The alpha and omega, long and short, yin and yang of street legal vehicles. Why I bring this up I'm really not sure. Well, yes I am, but let me first grab a beer.

La Fin Du Monde is whats on tap at this time. A Belgian style tripel from Unibroue. It translates to the end of the world, and hopefully it is not too far off. As things look it doesn't seem to be.

It all started on a sunny Saturday afternoon. A couple car loads of the unusual suspects headed down to Chatsworth park to pick up some acid. It was a very good batch. The high light of the night was when one of the slightly irregulars complaining of heart burn said he needed an antacid. Peels of laughter broke out and carried on for what seemed like hours. As I said, it was a good batch. So good in fact that the next day Gustavo and I decided that we wanted to trip again. Back to Chatsworth park. The trip out there must have been uneventful for I recall nothing of it. I suppose it was about six miles from Sepulveda to Charlies old stomping grounds. We got there, dropped the cid and headed home. It was just like a movie. Dumb and dumber to be more specific.

Our mode of transportation was a moped. apparently the moped wanted to be as dysfunctional as the two of us soon were to be. Every hundred yards or so it would die. I'd get off and Gus would pedal like a mad man trying to store up as much power as possible. I'd hop back on and we'd go another hundred yards. Eventually as Gus would pedal I would walk up the road so as not to have too much weight on it all the time. As Gus would come whizzing by at a whole ten mph I would attempt to jump on. Sometimes I was successful. Other times I had to run a few feet to catch up and try again. A half hour trip one way turned into a two and a half hour trip the other way.
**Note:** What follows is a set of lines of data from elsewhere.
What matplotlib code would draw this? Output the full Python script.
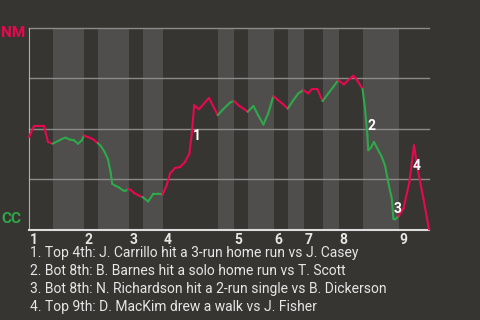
import matplotlib
matplotlib.use('Agg')
import matplotlib.pyplot as plt

plt.rcParams['font.family'] = ['Roboto', 'DejaVu Sans']

# game progress (0-100) and NM win probability after each play
progress = [0, 1.25, 3.75, 4.75, 5.9,
            7.25, 8.1, 9.1, 10.2, 11.25, 12.25, 13.25, 13.7,
            14.75, 16, 17.2,
            18, 18.9, 19.75, 20.4, 20.8, 21.4, 22.4, 23.5, 24.1, 24.75,
            25.6, 26.25, 27.4, 28.4,
            29.8, 31.1, 32.2, 33.4,
            34.4, 35.25, 36.5, 37.75, 39, 40.1, 40.7, 41.3, 42.5, 45, 47.2,
            48.3, 50.25, 51.2,
            52.6, 53.6, 54.7,
            56.1, 57.3, 58.6, 59.8, 61.1,
            62.3, 63.6, 64.7,
            66.1, 67.3, 68.6,
            69.8, 70.7, 72.1, 73.4,
            74.8, 76.1, 77.3,
            78.75, 79.8, 81.1, 82.3, 83.4,
            84, 84.6, 84.8, 85.4, 86.25, 86.9, 88.2, 89, 89.8, 90.7, 91.1, 91.5, 92.4,
            93.6, 95.1, 96.25, 97.3, 98.6, 100]
nm_wp = [.458, .514, .514, .434, .426,
         .439, .448, .456, .446, .443, .426, .443, .466,
         .459, .448, .429,
         .413, .385, .348, .285, .227, .219, .210, .194, .191, .202,
         .194, .181, .169, .161,
         .139, .178, .178, .174,
         .219, .277, .305, .310, .335, .377, .476, .617, .597, .653, .567,
         .592, .630, .638,
         .613, .600, .584,
         .613, .567, .521, .576, .662,
         .642, .620, .600,
         .642, .675, .692,
         .675, .697, .697, .637,
         .675, .708, .741,
         .720, .741, .763, .733, .697,
         .600, .468, .393, .404, .434, .409, .360, .318, .235, .153, .053, .050, .066,
         .103, .235, .418, .285, .153, 0]

# start of each half inning (top 1st, bot 1st, ...), end of game
half_starts = [0, 6, 13.75, 17.25, 25, 28.5, 33.5, 47.25, 51.25, 54.75,
               61.25, 64.75, 68.75, 73.5, 77.5, 83.5, 92.5, 100]
inning_labels = ['1', '2', '3', '4', '5', '6', '7', '8', '9']

notes = ['1. Top 4th: J. Carrillo hit a 3-run home run vs J. Casey',
         '2. Bot 8th: B. Barnes hit a solo home run vs T. Scott',
         '3. Bot 8th: N. Richardson hit a 2-run single vs B. Dickerson',
         '4. Top 9th: D. MacKim drew a walk vs J. Fisher']
note_x = [41.9, 85.7, 92.1, 96.9]
note_y = [.463, .512, .104, .315]

bg = '#373532'
band = '#504e4c'
red = '#e8084f'
green = '#2ea84a'
txt = '#e6e6e6'

fig = plt.figure(figsize=(4.8, 3.2), dpi=100, facecolor=bg)
ax = fig.add_axes([29/480, 1 - 229.5/320, 400/480, 201.5/320], facecolor=bg)

# shade bottom halves
for i in range(1, len(half_starts) - 1, 2):
    ax.axvspan(half_starts[i], half_starts[i + 1], color=band, lw=0, zorder=0)

for yv in [0.25, 0.5, 0.75, 1.0]:
    ax.axhline(yv, color='#8c8b89', lw=1, zorder=1, clip_on=False)

def half_of(u):
    for i in range(len(half_starts) - 1):
        if half_starts[i] <= u < half_starts[i + 1]:
            return i
    return len(half_starts) - 2

for k in range(len(progress) - 1):
    h = half_of(progress[k + 1])
    c = red if h % 2 == 0 else green
    ax.plot(progress[k:k + 2], nm_wp[k:k + 2], color=c, lw=1.5,
            solid_capstyle='round', zorder=3, clip_on=False)

for i, (x, y) in enumerate(zip(note_x, note_y)):
    ax.text(x, y, str(i + 1), color='white', fontsize=10, fontweight='bold',
            ha='center', va='center', zorder=4)

ax.set_xlim(0, 100)
ax.set_ylim(0, 1)
ax.set_xticks([])
ax.set_yticks([])
for s in ['top', 'right']:
    ax.spines[s].set_visible(False)
ax.spines['left'].set_color('#b0b0b0')
ax.spines['bottom'].set_color('#dcdcdc')
ax.spines['bottom'].set_linewidth(1.5)

for i, lab in enumerate(inning_labels):
    ax.text(half_starts[2 * i] + 0.2, -0.015, lab, color=txt, fontsize=10,
            fontweight='bold', ha='left', va='top')

fig.text(1.5/480, 1 - 33/320, 'NM', color=red, fontsize=11, fontweight='bold', va='center')
fig.text(1.5/480, 1 - 219/320, 'CC', color=green, fontsize=11, fontweight='bold', va='center')

for i, n in enumerate(notes):
    fig.text(30/480, 1 - (253 + 18*i)/320, n, color=txt, fontsize=10, va='center')

fig.savefig('out.png', dpi=100, facecolor=bg)
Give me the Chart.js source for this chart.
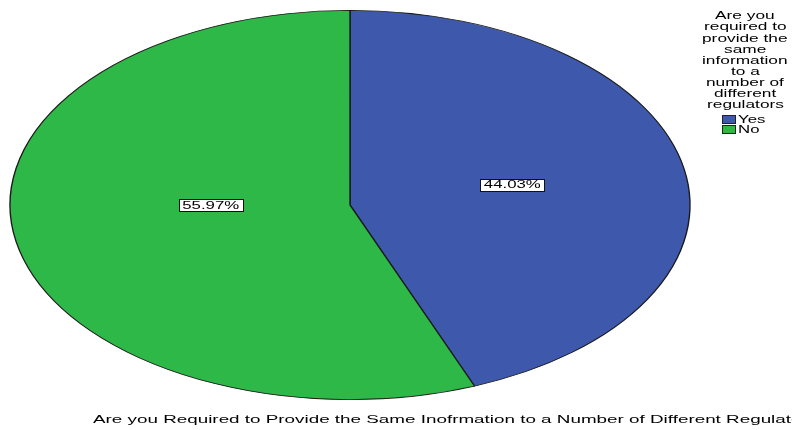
<!DOCTYPE html>
<html><head><meta charset="utf-8">
<script src="https://cdn.jsdelivr.net/npm/chart.js@4/dist/chart.umd.min.js"></script>
<style>
html,body{margin:0;padding:0;background:#fff;overflow:hidden;width:792px;height:430px;}
#wrap{position:relative;width:792px;height:430px;overflow:hidden;}
canvas{position:absolute;left:0;top:0;}
.t{position:absolute;font-family:"Liberation Sans",Arial,sans-serif;color:#000;white-space:nowrap;transform-origin:0 0;line-height:1;}
.box{position:absolute;width:12px;height:7px;border:1px solid #222;}
</style></head><body>
<div id="wrap"><canvas id="c" width="792" height="430"></canvas></div>
<script>
const categories = ['Yes', 'No'];
const percentages = [44.03, 55.97];
const legendTitleLines = ['Are you', 'required to', 'provide the', 'same', 'information', 'to a', 'number of', 'different', 'regulators'];
const captionText = 'Are you Required to Provide the Same Inofrmation to a Number of Different Regulators';
const colors = ['#3e58ac', '#2eb848'];

const FONT = '"Liberation Sans", Arial, sans-serif';
const RX = 340;          // horizontal radius of the stretched pie
const TEXT_SX = 1.68;    // horizontal stretch of texts
const labelOffsets = [{x: 12, y: -4}, {x: 11, y: -16}];

const stretchPlugin = {
  id: 'stretch',
  beforeDatasetsDraw(chart) {
    const a = chart.getDatasetMeta(0).data[0];
    const sx = RX / a.outerRadius;
    const ctx = chart.ctx;
    ctx.save();
    ctx.translate(a.x, a.y);
    ctx.scale(sx, 1);
    ctx.translate(-a.x, -a.y);
  },
  afterDatasetsDraw(chart) { chart.ctx.restore(); }
};

const labelPlugin = {
  id: 'pctLabels',
  afterDraw(chart) {
    const ctx = chart.ctx;
    const meta = chart.getDatasetMeta(0);
    meta.data.forEach((arc, i) => {
      const sx = RX / arc.outerRadius;
      const mid = (arc.startAngle + arc.endAngle) / 2;
      const f = 0.45;
      const px = arc.x + Math.cos(mid) * arc.outerRadius * f * sx + labelOffsets[i].x;
      const py = arc.y + Math.sin(mid) * arc.outerRadius * f + labelOffsets[i].y;
      const txt = percentages[i].toFixed(2) + '%';
      ctx.save();
      ctx.font = '10px ' + FONT;
      const w = ctx.measureText(txt).width * TEXT_SX;
      const bw = w + 7, bh = 12;
      ctx.fillStyle = '#fff';
      ctx.fillRect(Math.round(px - bw / 2) + 0.5, Math.round(py - bh / 2) + 0.5, Math.round(bw), bh);
      ctx.strokeStyle = '#111';
      ctx.lineWidth = 1;
      ctx.strokeRect(Math.round(px - bw / 2) + 0.5, Math.round(py - bh / 2) + 0.5, Math.round(bw), bh);
      ctx.translate(px, py + 0.5);
      ctx.scale(TEXT_SX, 1);
      ctx.fillStyle = '#000';
      ctx.textAlign = 'center';
      ctx.textBaseline = 'middle';
      ctx.fillText(txt, 0, 0);
      ctx.restore();
    });
  }
};

new Chart(document.getElementById('c'), {
  type: 'pie',
  data: {
    labels: categories,
    datasets: [{
      data: percentages,
      backgroundColor: colors,
      borderColor: '#1a1a1a',
      borderWidth: 0.8
    }]
  },
  options: {
    responsive: false,
    animation: false,
    layout: { padding: { left: 155, right: 247, top: 10, bottom: 30 } },
    plugins: { legend: { display: false }, tooltip: { enabled: false }, title: { display: false } }
  },
  plugins: [stretchPlugin, labelPlugin]
});

// HTML texts: legend title, legend items, caption
const wrap = document.getElementById('wrap');
function addText(text, size, sx, opts) {
  const d = document.createElement('div');
  d.className = 't';
  d.style.fontSize = size + 'px';
  d.textContent = text;
  wrap.appendChild(d);
  const w = d.getBoundingClientRect().width;
  let left = opts.left;
  if (opts.center !== undefined) left = opts.center - w * sx / 2;
  d.style.left = left + 'px';
  d.style.top = (opts.midY - size * 0.55) + 'px';
  d.style.transform = 'scaleX(' + sx + ')';
  return d;
}
legendTitleLines.forEach((line, i) => {
  addText(line, 10.3, TEXT_SX, { center: 745, midY: 17 + i * 11.1 });
});
categories.forEach((c, i) => {
  const b = document.createElement('div');
  b.className = 'box';
  b.style.left = '722px';
  b.style.top = (115 + i * 10) + 'px';
  b.style.background = colors[i];
  wrap.appendChild(b);
  addText(c, 10, TEXT_SX, { left: 738, midY: 120.5 + i * 10 });
});
// caption stretched so that "...Regulat" ends at the right edge
(function () {
  const cv = document.createElement('canvas').getContext('2d');
  cv.font = '10.5px ' + FONT;
  const prefix = captionText.slice(0, captionText.length - 3);
  const sx = (791 - 93) / cv.measureText(prefix).width;
  addText(captionText, 10.5, sx, { left: 93, midY: 420 });
})();
</script>
</body></html>
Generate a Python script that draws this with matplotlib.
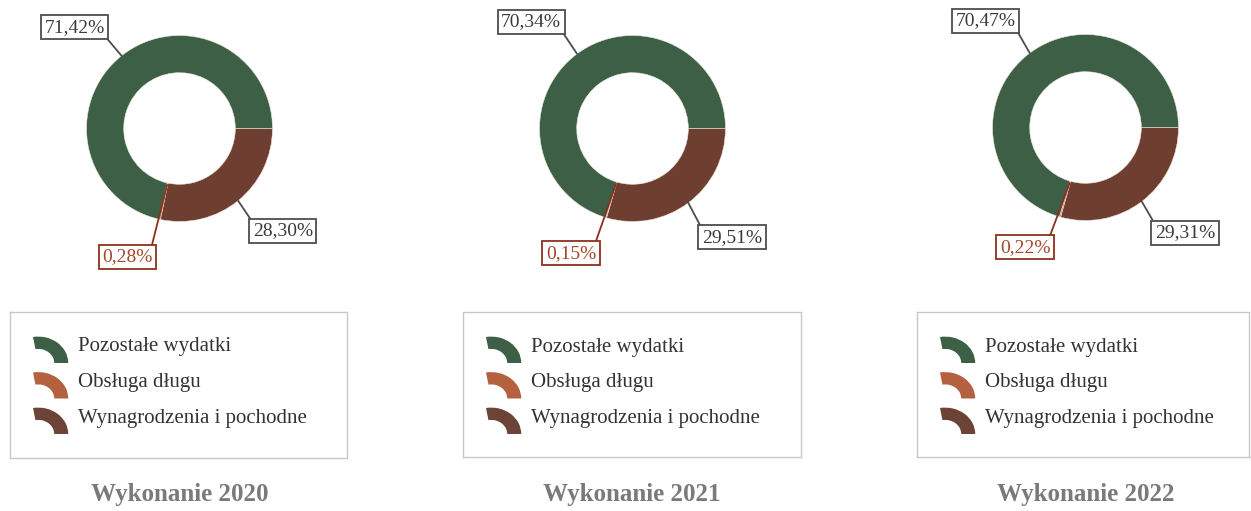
import matplotlib
matplotlib.use("Agg")
import matplotlib.pyplot as plt
from matplotlib.patches import Wedge
from matplotlib.transforms import Affine2D
import numpy as np

# ---- data ----
years = ["2020", "2021", "2022"]
categories = ["Wynagrodzenia i pochodne", "Obsługa długu", "Pozostałe wydatki"]
wynagrodzenia = [28.30, 29.51, 29.31]
obsluga = [0.28, 0.15, 0.22]
pozostale = [71.42, 70.34, 70.47]
legend_order = ["Pozostałe wydatki", "Obsługa długu", "Wynagrodzenia i pochodne"]
title_prefix = "Wykonanie"

# ---- style ----
colors = {"Wynagrodzenia i pochodne": "#6e3e31",
          "Obsługa długu": "#b5603f",
          "Pozostałe wydatki": "#3c5f46"}
legend_colors = {"Wynagrodzenia i pochodne": "#6b4437",
                 "Obsługa długu": "#b5603f",
                 "Pozostałe wydatki": "#3c5f46"}
SERIF = ["Liberation Serif", "DejaVu Serif"]
plt.rcParams["font.family"] = SERIF

W, H = 1251, 511
fig = plt.figure(figsize=(W / 100, H / 100), dpi=100)

# layout in pixels
centers = [(179.5, 128.5), (632.5, 128.5), (1085.5, 127.5)]
R = 93.0
label_offsets = [
    [(1.11, -1.10), (-0.56, -1.38), (-1.13, 1.09)],
    [(1.07, -1.17), (-0.66, -1.34), (-1.09, 1.15)],
    [(1.07, -1.13), (-0.65, -1.29), (-1.07, 1.15)],
]
relposs = [(0.0, 1.0), (0.97, 1.0), (1.0, 0.0)]
legend_boxes = [(10, 312, 347, 458), (463, 312, 801, 457), (917, 312, 1249, 457)]
title_x = [180, 632, 1086]
title_y = 494


def fx(x):
    return x / W


def fy(y):
    return 1 - y / H


for i, yr in enumerate(years):
    cx, cy = centers[i]
    ax = fig.add_axes([fx(cx - R), fy(cy + R), 2 * R / W, 2 * R / H])
    vals = [wynagrodzenia[i], obsluga[i], pozostale[i]]
    wedges, _ = ax.pie(vals, colors=[colors[c] for c in categories],
                       startangle=0, counterclock=False, radius=1.0,
                       wedgeprops=dict(width=0.40, edgecolor="#f0e6dc",
                                       linewidth=0.4))
    ax.set_xlim(-1, 1)
    ax.set_ylim(-1, 1)
    ax.set_aspect("equal")
    ax.axis("off")

    for j, (wd, v) in enumerate(zip(wedges, vals)):
        ang = np.deg2rad((wd.theta1 + wd.theta2) / 2)
        rr = 1.0 if j != 1 else 0.62
        xy = (rr * np.cos(ang), rr * np.sin(ang))
        txt = f"{v:.2f}".replace(".", ",") + "%"
        if j == 1:
            tc, ec = "#a3452b", "#8c301c"
        else:
            tc, ec = "#3a3a3a", "#4d4d4d"
        ax.annotate(txt, xy=xy, xytext=label_offsets[i][j], textcoords="data",
                    ha="center", va="center", fontsize=14, color=tc,
                    bbox=dict(boxstyle="square,pad=0.18", fc="white", ec=ec, lw=1.3),
                    arrowprops=dict(arrowstyle="-", color=ec, lw=1.3,
                                    relpos=relposs[j], shrinkA=0, shrinkB=0),
                    annotation_clip=False)

    # legend panel (pixel coordinates inside the box, y downward)
    x0, y0, x1, y1 = legend_boxes[i]
    bw, bh = x1 - x0, y1 - y0
    lax = fig.add_axes([fx(x0), fy(y1), bw / W, bh / H])
    lax.set_xlim(0, bw)
    lax.set_ylim(bh, 0)
    lax.set_xticks([])
    lax.set_yticks([])
    for s in lax.spines.values():
        s.set_edgecolor("#c8c8c8")
        s.set_linewidth(1.0)
        s.set_linestyle((0, (2, 1)))
    r_out, ring = 30.0, 14.0
    for k, name in enumerate(legend_order):
        row_c = 35 + 35.5 * k
        wcx = 23 + r_out * 0.174
        wcy = row_c + 16
        tr = Affine2D().scale(1.0, 0.88).translate(wcx, wcy) + lax.transData
        # y axis inverted: negative angles point upward on screen
        lax.add_patch(Wedge((0, 0), r_out, -100, 0, width=ring,
                            facecolor=legend_colors[name], edgecolor="none",
                            transform=tr))
        lax.text(68, row_c, name, ha="left", va="center", fontsize=15,
                 color="#333333")

    fig.text(fx(title_x[i]), fy(title_y), f"{title_prefix} {yr}",
             ha="center", va="center", fontsize=18, fontweight="bold",
             color="#7a7a7a", family=SERIF)

fig.savefig("out.png", dpi=100, facecolor="white")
Once back home Gus went to his apartment and I went to Jim and Gina's place where I had been crashing for a while. I just sat in the kitchen tripping, staring out the window. I could see the 405 and watched the traffic streaming, what seemed to be literally, by. Every now and then Jim and or Gina would look over and ask what was up. Mostly I just answered with the same smile that had been plastered across my face. There where a couple times when with a wide eyed stare I would just say "the building next door is on fire". At one point I even heard sirens. Not by mere coincidence so did the two non trippers. As I stood at the window now watching the commotion on the street I was asked what was happening. "Well the building next door has been on fire for the last 30 minutes and the firetrucks are now here." Hence, mopeds and firetrucks.

Friday, March 13, 2009

In answer to my own question...

...some IRS accountant took care of my unsigned return.
It pays to spread a little joy to our countries number crunchers.

Tuesday, March 3, 2009

The Manson Whammy

I had heard that Charles Manson had some sort of supernatural powers, but I just dismissed as some D.A., book selling, money making malarkey. It appears as tho I was wrong. First hand experience has shown me.

I have had my van for almost for years now and have never had it fail to start. 100 degree temperatures, sub zero, always fired right up. Yesterday morning as I was getting ready to go to work I loaded some items into my van that I was going to drop off at a Goodwill trailer near to work. I hop in, start it up and a few minutes later, for better or worse, I am at work. Lunch rolls around and I decide to take the items over to the trailer. It was just some clothes and a stack of books. Despite it only being a few hundred yards away I decided to drive. The van starts up but runs very slowly, and dies after fifteen seconds. O.K., hit the restart button. No go. Hours later, still no go. Next a.m. same thing. The only thing I could come up with is The Cheese put the whammy on me. I had about ten Charlie books that I was going to donate and I think the wizard felt a little disloyalty. Hence the lack of mobility.

In efforts to get back on the road I will be sending off a letter to Corcoran prison with an explanation, along with a request to lift the hex. It's either that or call a mechanic. Now lets be reasonable, a mechanic?